The Formality Of Work

Formalities are great as they give people a common starting point from which to collaborate and build upon. Without formalities, everything would need to be understood and agreed upon every time a new relationship was made. This is possibly one of the reasons that international agreements are harder. They have more paperwork and complexities, but also cultures have their own formalities. Being non-native, you have to learn what these are before you are even at the formal starting point. To do this for every interaction clearly wouldn’t work.

It’s important though, to acknowledge people’s potential to drift towards the known, easy path, rather than to entertain a new path with an unknown outcome or cost. By formalising a set of routes, you may also indirectly raise barriers to other paths, even beneficial ones.

This is where formality can harm productivity and innovation. Often what you are after is the knowledge that there is a workable path rather than a plan with all the Is dotted and the Ts crossed. That will come later, when the efficiency of formalities can weight in and benefit.

The Art Of The Informal

Removing the subconscious dos and don’ts can be a very useful thing, leaving informal meeting attendees with all of their capabilities, but greater freedom to find the best path forwards. So often in this setting, they do.

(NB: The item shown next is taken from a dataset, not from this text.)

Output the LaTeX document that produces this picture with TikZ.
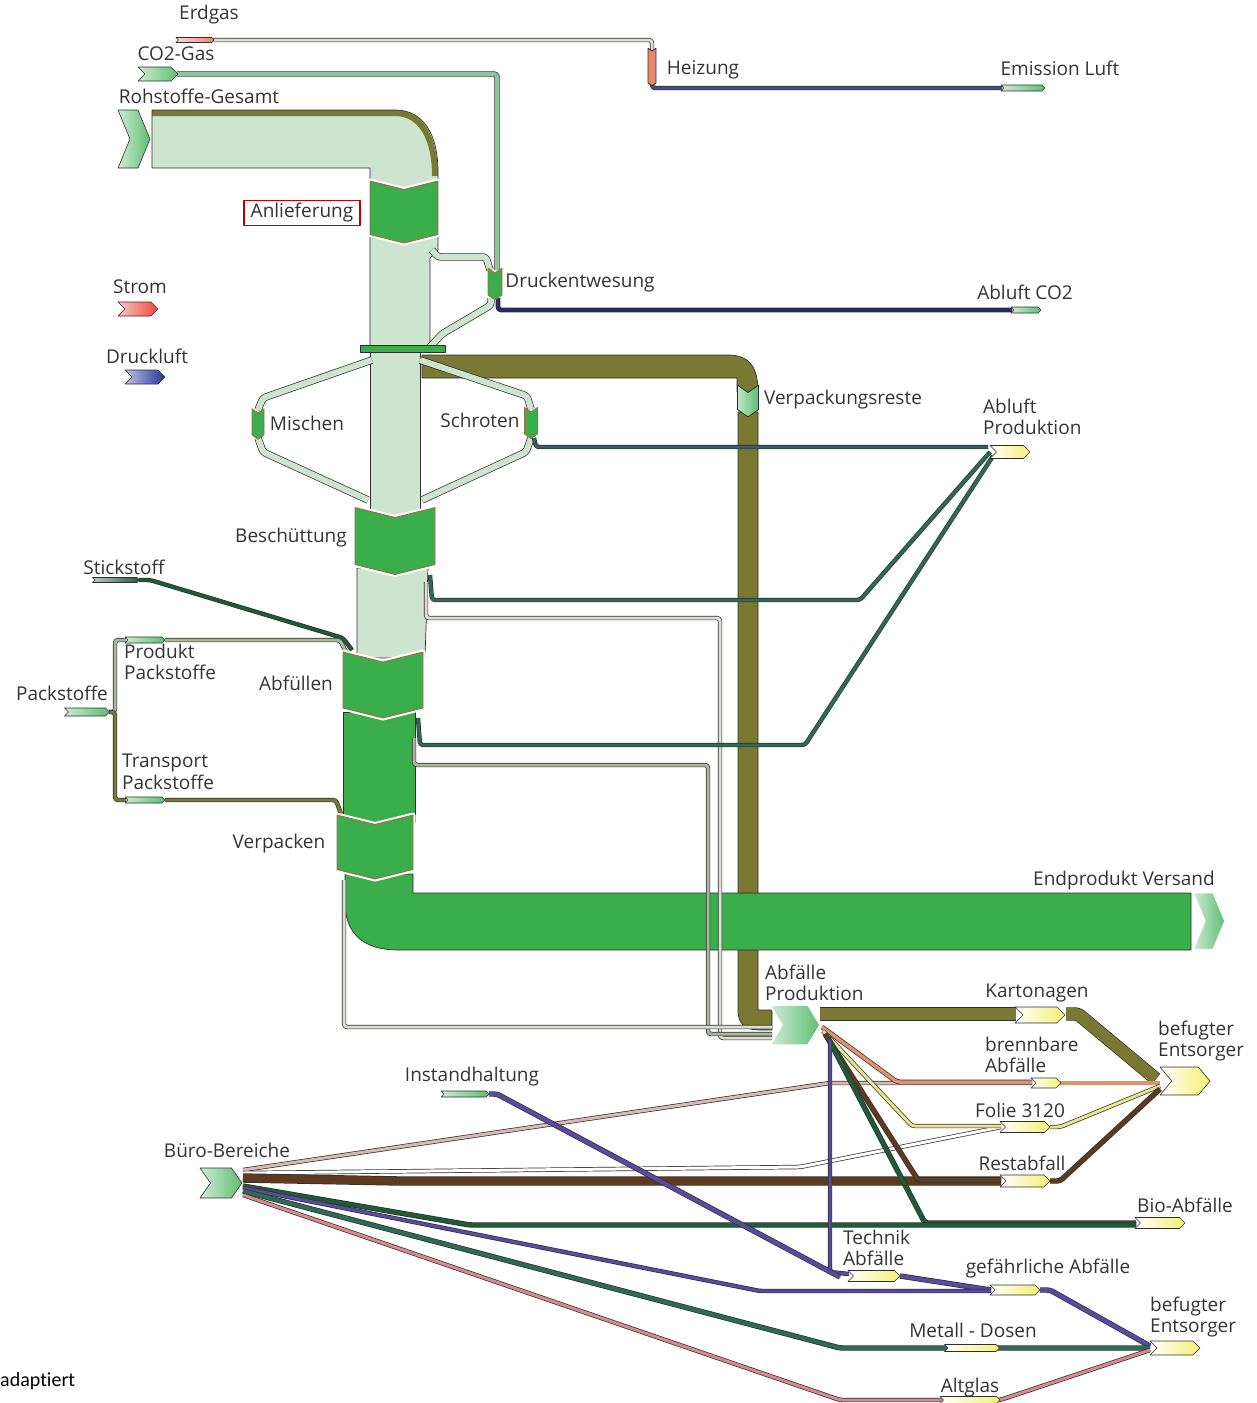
\documentclass[tikz,border=0pt]{standalone}
\usepackage{fontspec}
\setmainfont{Open Sans}
\newfontfamily\notefont{Carlito}
\usetikzlibrary{shapes.symbols}

\definecolor{edgeDark}{HTML}{2E2E2E}
\definecolor{labelGray}{HTML}{333333}
\definecolor{bandPale}{HTML}{CDE5CE}
\definecolor{blockGreen}{HTML}{3AAE4B}
\definecolor{blockRim}{HTML}{A8684C}
\definecolor{oliveFlow}{HTML}{7A7934}
\definecolor{navyFlow}{HTML}{272B63}
\definecolor{slateFlow}{HTML}{3D5A66}
\definecolor{tealFlow}{HTML}{2F6A55}
\definecolor{grassFlow}{HTML}{8CC79A}
\definecolor{palePipe}{HTML}{DCDDD4}
\definecolor{sageFlow}{HTML}{A9B89B}
\definecolor{salmonFlow}{HTML}{E2906E}
\definecolor{roseFlow}{HTML}{D9B9B6}
\definecolor{strawFlow}{HTML}{E6E58E}
\definecolor{brownFlow}{HTML}{5E3B1F}
\definecolor{bioFlow}{HTML}{1E5B38}
\definecolor{violetFlow}{HTML}{5A4BA0}
\definecolor{pinkFlow}{HTML}{D88A8C}
\definecolor{heatFlow}{HTML}{E9876A}
\definecolor{nodeYellow}{HTML}{F4F070}
\definecolor{tipGreen}{HTML}{5DBE72}
\definecolor{stromRed}{HTML}{F0453A}
\definecolor{druckBlue}{HTML}{27349A}
\definecolor{ventFlow}{HTML}{4A4C8C}

\tikzset{
  sankey/.style={x=1pt, y=-1pt, line join=round},
  lbl/.style={font=\fontsize{19}{21.5}\selectfont, text=labelGray, inner sep=1pt, align=left},
  flowPipe/.style={draw=edgeDark, line width=0.7pt, double=#1, double distance=3pt,
    rounded corners=3pt},
  flowBand/.style={fill=#1, draw=edgeDark, line width=0.7pt},
  procBlock/.style={shape=signal, signal from=north, signal to=south,
    signal pointer angle=152, fill=blockGreen, draw=blockRim, line width=0.9pt,
    inner sep=0pt, preaction={draw=white, line width=5pt}},
  flowTip/.style={shape=signal, signal from=west, signal to=east, draw=edgeDark,
    line width=0.6pt, inner sep=0pt, left color=#1!30!white, right color=#1},
  wasteTip/.style={flowTip=nodeYellow, left color=white, right color=nodeYellow},
  stepTip/.style={shape=signal, signal from=north, signal to=south, draw=blockRim,
    line width=0.8pt, inner sep=0pt, fill=#1, signal pointer angle=110},
}

\begin{document}
\begin{tikzpicture}[sankey]
\useasboundingbox (0,0) rectangle (1256,1403);

% ---------------- wide bands ----------------
% Rohstoffe-Gesamt into Anlieferung
\fill[bandPale] (152,110) -- (395,110) .. controls (424,110) and (438,135) .. (438,172)
  -- (438,190) -- (370,190) -- (370,168) -- (152,168) -- cycle;
\draw[oliveFlow, line width=6pt] (152,113) -- (395,113)
  .. controls (421,113) and (435,138) .. (435,176);
\draw[edgeDark, line width=0.7pt] (152,110) -- (395,110)
  .. controls (424,110) and (438,135) .. (438,172) -- (438,186)
  (370,186) -- (370,168) -- (152,168) -- (152,110);

% main column, light parts
\draw[flowBand=bandPale] (370,236) -- (438,236) -- (438,250) -- (430,258)
  -- (430,352) -- (370,352) -- cycle;
\draw[flowBand=bandPale] (370,350) rectangle (420,516);
\draw[flowBand=bandPale] (357,568) -- (428,568) -- (425,658) -- (357,658) -- cycle;
% main column, dark part
\draw[flowBand=blockGreen] (343,712) rectangle (415,822);

% olive band to Verpackungsreste
\draw[flowBand=oliveFlow] (422,355) -- (728,355)
  .. controls (750,355) and (758,368) .. (758,392) -- (737,392) -- (737,378)
  -- (422,378) -- cycle;
\draw[flowBand=oliveFlow] (738,412) -- (738,1010)
  .. controls (738,1025) and (746,1030) .. (760,1030) -- (772,1030)
  -- (772,1010) -- (758,1010) -- (758,412) -- cycle;

% Endprodukt band
\draw[flowBand=blockGreen] (345,874) -- (345,902)
  .. controls (345,935) and (365,950) .. (398,950) -- (1191,950)
  -- (1191,893) -- (413,893) -- (413,874) -- cycle;

% ---------------- thin flows ----------------
\draw[flowPipe=palePipe] (212,40) -- (652,40) -- (652,50);
\draw[flowPipe=ventFlow] (652,84) -- (652,88) -- (1002,88);
\draw[flowPipe=grassFlow, double distance=4pt] (177,74) -- (497,74) -- (497,270);
\draw[flowPipe=bandPale, double distance=6pt] (432,250) -- (438,257) -- (486,257) -- (490,270);
\draw[flowPipe=bandPale, double distance=6pt] (491,298) -- (491,305) -- (442,334) -- (430,347);
\draw[flowPipe=navyFlow, double distance=3.5pt] (498,298) -- (498,310) -- (1012,310);

\draw[flowPipe=bandPale, double distance=6pt] (372,360) -- (263,398) -- (258,410);
\draw[flowPipe=bandPale, double distance=6pt] (258,438) -- (263,452) -- (368,500);
\draw[flowPipe=bandPale, double distance=6pt] (420,360) -- (527,396) -- (531,409);
\draw[flowPipe=bandPale, double distance=6pt] (531,438) -- (526,452) -- (422,500);
\draw[flowPipe=slateFlow] (534,438) -- (536,447) -- (988,447);

\draw[flowPipe=tealFlow] (430,575) -- (432,600) -- (860,600) -- (990,452);
\draw[flowPipe=palePipe] (426,582) -- (426,618) -- (720,618) -- (720,1038) -- (772,1038);
\draw[flowPipe=tealFlow] (418,718) -- (420,745) -- (805,745) -- (993,456);
\draw[flowPipe=sageFlow] (414,738) -- (414,765) -- (708,765) -- (708,1034) -- (772,1034);
\draw[flowPipe=palePipe] (344,880) -- (344,1027) -- (772,1027);

\draw[flowPipe=bioFlow] (139,580) -- (150,580) -- (343,638) -- (352,650);
\draw[flowPipe=sageFlow] (109,712) -- (115,712) -- (115,640) -- (126,640);
\draw[flowPipe=sageFlow] (165,640) -- (340,640) -- (346,652);
\draw[flowPipe=oliveFlow] (109,712) -- (115,712) -- (115,800) -- (126,800);
\draw[flowPipe=oliveFlow] (165,800) -- (336,800) -- (341,814);

% waste distribution
\draw[flowPipe=oliveFlow, double distance=12pt, rounded corners=2pt] (820,1014) -- (1016,1014);
\draw[flowPipe=oliveFlow, double distance=12pt, rounded corners=2pt] (1066,1014) -- (1078,1014) -- (1156,1079);
\draw[flowPipe=roseFlow] (243,1170) -- (830,1083) -- (1032,1083);
\draw[flowPipe=salmonFlow, double distance=3.5pt] (822,1027) -- (897,1082) -- (1032,1082);
\draw[flowPipe=salmonFlow, double distance=3.5pt] (1060,1083) -- (1160,1083);
\draw[flowPipe=white] (243,1173) -- (800,1167) -- (1001,1127);
\draw[flowPipe=strawFlow] (823,1031) -- (912,1126) -- (1001,1126);
\draw[flowPipe=strawFlow] (1050,1127) -- (1060,1127) -- (1160,1086);
\draw[flowPipe=brownFlow, double distance=8pt] (243,1178) -- (400,1181) -- (1001,1181);
\draw[flowPipe=brownFlow, double distance=4pt] (825,1034) -- (918,1180) -- (1001,1180);
\draw[flowPipe=brownFlow, double distance=4pt] (1050,1181) -- (1060,1181) -- (1160,1089);
\draw[flowPipe=bioFlow, double distance=4pt] (828,1038) -- (925,1223) -- (1136,1223);
\draw[flowPipe=bioFlow, double distance=4pt] (243,1186) -- (470,1225) -- (1136,1225);
\draw[flowPipe=violetFlow] (830,1040) -- (830,1272) -- (849,1274);
\draw[flowPipe=violetFlow, double distance=4pt] (489,1094) -- (497,1094) -- (840,1277);
\draw[flowPipe=violetFlow, double distance=4pt] (900,1276) -- (991,1290);
\draw[flowPipe=violetFlow] (243,1188) -- (760,1291) -- (991,1291);
\draw[flowPipe=violetFlow, double distance=4pt] (1040,1290) -- (1050,1290) -- (1150,1346);
\draw[flowPipe=tealFlow, double distance=4pt] (243,1191) -- (840,1348) -- (1150,1348);
\draw[flowPipe=pinkFlow] (243,1195) -- (840,1400) -- (1000,1400) -- (1150,1350);

% ---------------- process blocks and nodes ----------------
\fill[blockGreen, draw=edgeDark, line width=0.6pt] (360,345) rectangle (445,352);

\node[procBlock, minimum width=68pt, minimum height=45pt] (anlief) at (404,212) {};
\node[procBlock, minimum width=80pt, minimum height=47pt] (besch) at (395,541) {};
\node[procBlock, minimum width=80pt, minimum height=46pt] (abfuell) at (383,685) {};
\node[procBlock, minimum width=76pt, minimum height=45pt] (verpack) at (375,847) {};

\node[stepTip=blockGreen, minimum width=14pt, minimum height=22pt] (druck) at (495,284) {};
\node[stepTip=blockGreen, minimum width=12pt, minimum height=22pt] (mischen) at (258,424) {};
\node[stepTip=blockGreen, minimum width=13pt, minimum height=22pt] (schroten) at (531,423) {};
\node[stepTip=heatFlow, minimum width=8pt, minimum height=32pt, draw=edgeDark] (heizung) at (652,67) {};
\node[stepTip=tipGreen, minimum width=21pt, minimum height=17pt, draw=edgeDark,
      left color=tipGreen!40!white, right color=tipGreen] (verpRest) at (748,401) {};

\node[flowTip=tipGreen, minimum width=32pt, minimum height=58pt, signal pointer angle=135]
  (rohSrc) at (134,139) {};
\node[flowTip=tipGreen, minimum width=40pt, minimum height=14pt] (co2Src) at (158,74) {};
\node[flowTip=heatFlow, minimum width=38pt, minimum height=5pt] (erdSrc) at (195,40) {};
\node[flowTip=tipGreen, minimum width=44pt, minimum height=6pt] (emissEnd) at (1023,88) {};
\node[flowTip=tipGreen, minimum width=30pt, minimum height=6pt] (co2End) at (1026,310) {};
\node[wasteTip, minimum width=40pt, minimum height=13pt] (abluftProd) at (1010,452) {};
\node[flowTip=bioFlow, minimum width=47pt, minimum height=5pt] (stickSrc) at (116,580) {};
\node[flowTip=tipGreen, minimum width=45pt, minimum height=8pt] (packSrc) at (87,712) {};
\node[flowTip=tipGreen, minimum width=40pt, minimum height=6pt] (prodPack) at (145,640) {};
\node[flowTip=tipGreen, minimum width=40pt, minimum height=6pt] (transPack) at (145,800) {};
\node[flowTip=tipGreen, minimum width=32pt, minimum height=57pt, signal pointer angle=135,
      draw=white, line width=1.5pt] (endProd) at (1209,921) {};
\node[flowTip=tipGreen, minimum width=50pt, minimum height=40pt, signal pointer angle=118,
      draw=white, line width=1.5pt] (abfProd) at (795,1025) {};
\node[flowTip=tipGreen, minimum width=48pt, minimum height=6pt] (instSrc) at (465,1094) {};
\node[flowTip=tipGreen, minimum width=42pt, minimum height=30pt, signal pointer angle=110]
  (bueroSrc) at (221,1183) {};

\node[wasteTip, minimum width=50pt, minimum height=16pt] (karton) at (1040,1015) {};
\node[wasteTip, minimum width=50pt, minimum height=28pt, signal pointer angle=100] (entsA) at (1185,1081) {};
\node[wasteTip, minimum width=30pt, minimum height=10pt] (brenn) at (1046,1083) {};
\node[wasteTip, minimum width=50pt, minimum height=11pt] (folie) at (1025,1127) {};
\node[wasteTip, minimum width=50pt, minimum height=12pt] (rest) at (1025,1181) {};
\node[wasteTip, minimum width=50pt, minimum height=11pt] (bio) at (1160,1223) {};
\node[wasteTip, minimum width=52pt, minimum height=11pt] (technik) at (874,1276) {};
\node[wasteTip, minimum width=50pt, minimum height=10pt] (gefahr) at (1015,1290) {};
\node[wasteTip, minimum width=55pt, minimum height=7pt] (metall) at (972,1348) {};
\node[wasteTip, minimum width=60pt, minimum height=7pt] (altglas) at (970,1400) {};
\node[wasteTip, minimum width=50pt, minimum height=14pt] (entsB) at (1175,1348) {};

% legend
\node[flowTip=stromRed, minimum width=40pt, minimum height=14pt] (stromKey) at (138,309) {};
\node[flowTip=druckBlue, minimum width=40pt, minimum height=14pt] (druckKey) at (145,377) {};

% ---------------- labels ----------------
\node[lbl] (erdLbl) at (209,15) {Erdgas};
\node[lbl] (co2Lbl) at (176,54) {CO2-Gas};
\node[lbl] (rohLbl) at (199,96) {Rohstoffe-Gesamt};
\node[lbl] (heizLbl) at (703,70) {Heizung};
\node[lbl] (emissLbl) at (1060,68) {Emission Luft};
\node[lbl, draw=red!75!black, line width=1.6pt, inner xsep=7pt, inner ysep=3pt]
  (anliefLbl) at (302,213) {Anlieferung};
\node[lbl] (stromLbl) at (140,287) {Strom};
\node[lbl] (druckluftLbl) at (147,356) {Druckluft};
\node[lbl] (druckLbl) at (580,283) {Druckentwesung};
\node[lbl] (co2EndLbl) at (1025,292) {Abluft CO2};
\node[lbl] (mischLbl) at (307,423) {Mischen};
\node[lbl] (schrotLbl) at (480,420) {Schroten};
\node[lbl] (verpRestLbl) at (843,400) {Verpackungsreste};
\node[lbl, anchor=west] (abluftLbl) at (982,417) {Abluft\\Produktion};
\node[lbl] (beschLbl) at (291,538) {Beschüttung};
\node[lbl] (stickLbl) at (124,567) {Stickstoff};
\node[lbl, anchor=west] (prodPackLbl) at (123,662) {Produkt\\Packstoffe};
\node[lbl] (packLbl) at (62,693) {Packstoffe};
\node[lbl] (abfuellLbl) at (296,683) {Abfüllen};
\node[lbl, anchor=west] (transPackLbl) at (121,772) {Transport\\Packstoffe};
\node[lbl] (verpackLbl) at (279,844) {Verpacken};
\node[lbl] (endProdLbl) at (1124,881) {Endprodukt Versand};
\node[lbl, anchor=west] (abfProdLbl) at (764,983) {Abfälle\\Produktion};
\node[lbl] (kartonLbl) at (1037,993) {Kartonagen};
\node[lbl, anchor=west] (entsALbl) at (1157,1041) {befugter\\Entsorger};
\node[lbl, anchor=west] (brennLbl) at (984,1055) {brennbare\\Abfälle};
\node[lbl] (instLbl) at (472,1077) {Instandhaltung};
\node[lbl] (folieLbl) at (1020,1110) {Folie 3120};
\node[lbl] (bueroLbl) at (227,1150) {Büro-Bereiche};
\node[lbl] (restLbl) at (1022,1163) {Restabfall};
\node[lbl] (bioLbl) at (1185,1205) {Bio-Abfälle};
\node[lbl, anchor=west] (technikLbl) at (842,1248) {Technik\\Abfälle};
\node[lbl] (gefahrLbl) at (1048,1268) {gefährliche Abfälle};
\node[lbl, anchor=west] (entsBLbl) at (1149,1317) {befugter\\Entsorger};
\node[lbl] (metallLbl) at (973,1330) {Metall - Dosen};
\node[lbl] (altglasLbl) at (970,1388) {Altglas};
\node[lbl, font=\notefont\fontsize{20}{22}\selectfont, text=black, anchor=west]
  (noteLbl) at (-1,1381) {adapt\kern0pt iert};

\end{tikzpicture}
\end{document}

Many of the most productive meetings I have had have been informal. The proportion of meetings I have where something is being initiated rather than maintained are higher than potentially most. Due partly because we are a start-up and partly because I don’t believe that meetings are the best mechanism for maintaining a project. (This will likely be its own post). So I appreciate that some informality won’t work for many, but for navigating problems, it’s second to none.

COVID-19

COVID-19’s impact was fast enough that it left people in need to remote work with little of the infrastructure to do it. This caused me to have many remote meetings with people who were in a random room of their house, had a noisy laptop fan or were battling with internet or microphone issues.

All of these meetings were less formal than they would normally be and all were more productive.

I have no doubt that people were a little uncomfortable at first with it being informal, but once that precedent had been set, it was quickly forgotten and the real reason for the meeting became the only focus.

I hope that when we all meet in person again, our meetings are improved. That after this shared learning experience they are more productive, engaging and purposeful. Formalities should be what take us forward, not simply what we’re used to and comfortable doing.